* _Task goal_
From the first line of the data below through the line bearing "const yStep = 20;", reproduce each line exactly; do not include pictures.

* Begin *

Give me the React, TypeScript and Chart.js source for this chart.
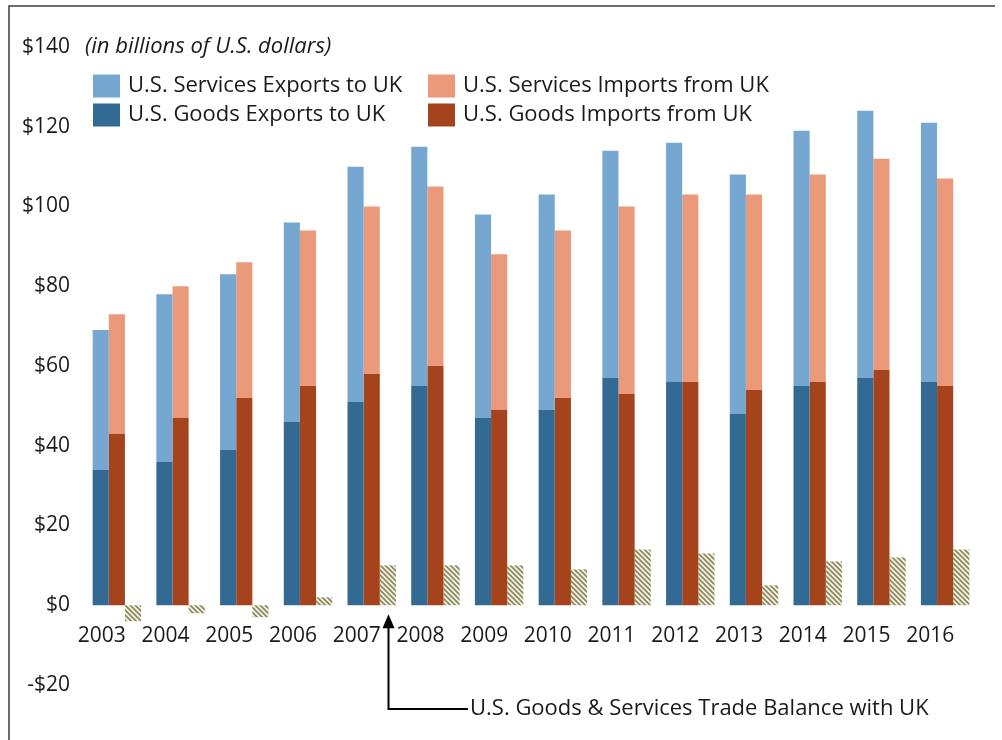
import { useEffect, useRef } from "react";
import { Chart, registerables } from "chart.js";

Chart.register(...registerables);

const years = ["2003", "2004", "2005", "2006", "2007", "2008", "2009", "2010", "2011", "2012", "2013", "2014", "2015", "2016"];
const goodsExports = [34, 36, 39, 46, 51, 55, 47, 49, 57, 56, 48, 55, 57, 56];
const servicesExports = [35, 42, 44, 50, 59, 60, 51, 54, 57, 60, 60, 64, 67, 65];
const goodsImports = [43, 47, 52, 55, 58, 60, 49, 52, 53, 56, 54, 56, 59, 55];
const servicesImports = [30, 33, 34, 39, 42, 45, 39, 42, 47, 47, 49, 52, 53, 52];
const tradeBalance = [-4, -2, -3, 2, 10, 10, 10, 9, 14, 13, 5, 11, 12, 14];
const yMin = -20;
const yMax = 140;
const yStep = 20;

const seriesNames = [
  "U.S. Goods Exports to UK",
  "U.S. Services Exports to UK",
  "U.S. Goods Imports from UK",
  "U.S. Services Imports from UK",
  "U.S. Goods & Services Trade Balance with UK",
];
const unitNote = "(in billions of U.S. dollars)";
const arrowYear = "2007";

const FONT = "'Open Sans', sans-serif";
const TEXT = "#1a1a1a";

function makeHatch(): CanvasPattern | string {
  const c = document.createElement("canvas");
  c.width = 5;
  c.height = 5;
  const g = c.getContext("2d");
  if (!g) return "#9a9770";
  g.fillStyle = "#f2f0e4";
  g.fillRect(0, 0, 5, 5);
  g.strokeStyle = "#8a875a";
  g.lineWidth = 1.6;
  g.beginPath();
  g.moveTo(-1, -1);
  g.lineTo(6, 6);
  g.moveTo(-1, 4);
  g.lineTo(1, 6);
  g.moveTo(4, -1);
  g.lineTo(6, 1);
  g.stroke();
  const p = g.createPattern(c, "repeat");
  return p || "#9a9770";
}

const decorPlugin = {
  id: "decor",
  beforeDraw(chart: any) {
    const ctx = chart.ctx as CanvasRenderingContext2D;
    ctx.save();
    ctx.fillStyle = "#ffffff";
    ctx.fillRect(0, 0, chart.width, chart.height);
    ctx.strokeStyle = "#3c3c3c";
    ctx.lineWidth = 1.5;
    ctx.beginPath();
    ctx.moveTo(9, chart.height);
    ctx.lineTo(9, 6);
    ctx.lineTo(995, 6);
    ctx.stroke();
    ctx.restore();
  },
  afterDraw(chart: any) {
    const ctx = chart.ctx as CanvasRenderingContext2D;
    const ds = chart.data.datasets;
    const yScale = chart.scales.y;
    ctx.save();
    ctx.fillStyle = TEXT;
    ctx.font = `italic 22px ${FONT}`;
    ctx.textBaseline = "middle";
    ctx.textAlign = "left";
    ctx.fillText(unitNote, 85, yScale.getPixelForValue(yMax));

    const items: [number, number, number][] = [
      [1, 93, 86],
      [3, 428, 86],
      [0, 93, 115],
      [2, 428, 115],
    ];
    ctx.font = `22px ${FONT}`;
    for (const [i, x, y] of items) {
      ctx.fillStyle = ds[i].backgroundColor;
      ctx.fillRect(x, y - 11.5, 27, 23);
      ctx.fillStyle = TEXT;
      ctx.fillText(ds[i].label, x + 35, y);
    }

    const idx = years.indexOf(arrowYear);
    const bar = chart.getDatasetMeta(4).data[idx];
    const ax = Math.round(bar.x) + 0.5;
    const tipY = yScale.getPixelForValue(0) + 9;
    const lineY = 709;
    ctx.strokeStyle = "#000000";
    ctx.lineWidth = 2;
    ctx.beginPath();
    ctx.moveTo(ax, tipY + 12);
    ctx.lineTo(ax, lineY);
    ctx.lineTo(468, lineY);
    ctx.stroke();
    ctx.fillStyle = "#000000";
    ctx.beginPath();
    ctx.moveTo(ax, tipY);
    ctx.lineTo(ax - 6, tipY + 14);
    ctx.lineTo(ax + 6, tipY + 14);
    ctx.closePath();
    ctx.fill();
    ctx.fillStyle = TEXT;
    ctx.font = `22px ${FONT}`;
    ctx.fillText(ds[4].label, 470, lineY);
    ctx.restore();
  },
};

export default function App() {
  const ref = useRef<HTMLCanvasElement | null>(null);
  useEffect(() => {
    if (!ref.current) return;
    const hatch = makeHatch();
    const chart = new Chart(ref.current, {
      type: "bar",
      data: {
        labels: years,
        datasets: [
          { label: seriesNames[0], data: goodsExports, backgroundColor: "#336a93", stack: "exp" },
          { label: seriesNames[1], data: servicesExports, backgroundColor: "#75a7d0", stack: "exp" },
          { label: seriesNames[2], data: goodsImports, backgroundColor: "#a5441c", stack: "imp" },
          { label: seriesNames[3], data: servicesImports, backgroundColor: "#ea9a7a", stack: "imp" },
          { label: seriesNames[4], data: tradeBalance, backgroundColor: hatch as any, stack: "bal" },
        ],
      },
      options: {
        responsive: false,
        animation: false,
        devicePixelRatio: 1,
        layout: { padding: { left: 10, right: 25, top: 47, bottom: 55 } },
        datasets: { bar: { categoryPercentage: 0.76, barPercentage: 1, borderWidth: 0 } },
        plugins: { legend: { display: false }, tooltip: { enabled: false } },
        scales: {
          x: {
            stacked: true,
            position: { y: 0 } as any,
            grid: { display: false, drawTicks: false },
            border: { display: false },
            ticks: {
              color: TEXT,
              font: { family: FONT, size: 21 },
              labelOffset: -15,
              padding: 18,
              maxRotation: 0,
              autoSkip: false,
            },
          },
          y: {
            stacked: true,
            min: yMin,
            max: yMax,
            grid: { display: false, drawTicks: false },
            border: { display: false },
            afterFit: (s: any) => {
              s.width = 75;
            },
            ticks: {
              stepSize: yStep,
              padding: 15,
              color: TEXT,
              font: { family: FONT, size: 21 },
              callback: (v: any) => (Number(v) < 0 ? `-$${-Number(v)}` : `$${v}`),
            },
          },
        },
      },
      plugins: [decorPlugin],
    });
    return () => chart.destroy();
  }, []);
  return (
    <div style={{ position: "absolute", left: 0, top: 0, width: 1002, height: 740 }}>
      <canvas ref={ref} width={1002} height={740} style={{ width: 1002, height: 740, display: "block" }} />
    </div>
  );
}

* End *

* _Expected answer_
Give me the React, TypeScript and Chart.js source for this chart.
import { useEffect, useRef } from "react";
import { Chart, registerables } from "chart.js";

Chart.register(...registerables);

const years = ["2003", "2004", "2005", "2006", "2007", "2008", "2009", "2010", "2011", "2012", "2013", "2014", "2015", "2016"];
const goodsExports = [34, 36, 39, 46, 51, 55, 47, 49, 57, 56, 48, 55, 57, 56];
const servicesExports = [35, 42, 44, 50, 59, 60, 51, 54, 57, 60, 60, 64, 67, 65];
const goodsImports = [43, 47, 52, 55, 58, 60, 49, 52, 53, 56, 54, 56, 59, 55];
const servicesImports = [30, 33, 34, 39, 42, 45, 39, 42, 47, 47, 49, 52, 53, 52];
const tradeBalance = [-4, -2, -3, 2, 10, 10, 10, 9, 14, 13, 5, 11, 12, 14];
const yMin = -20;
const yMax = 140;
const yStep = 20;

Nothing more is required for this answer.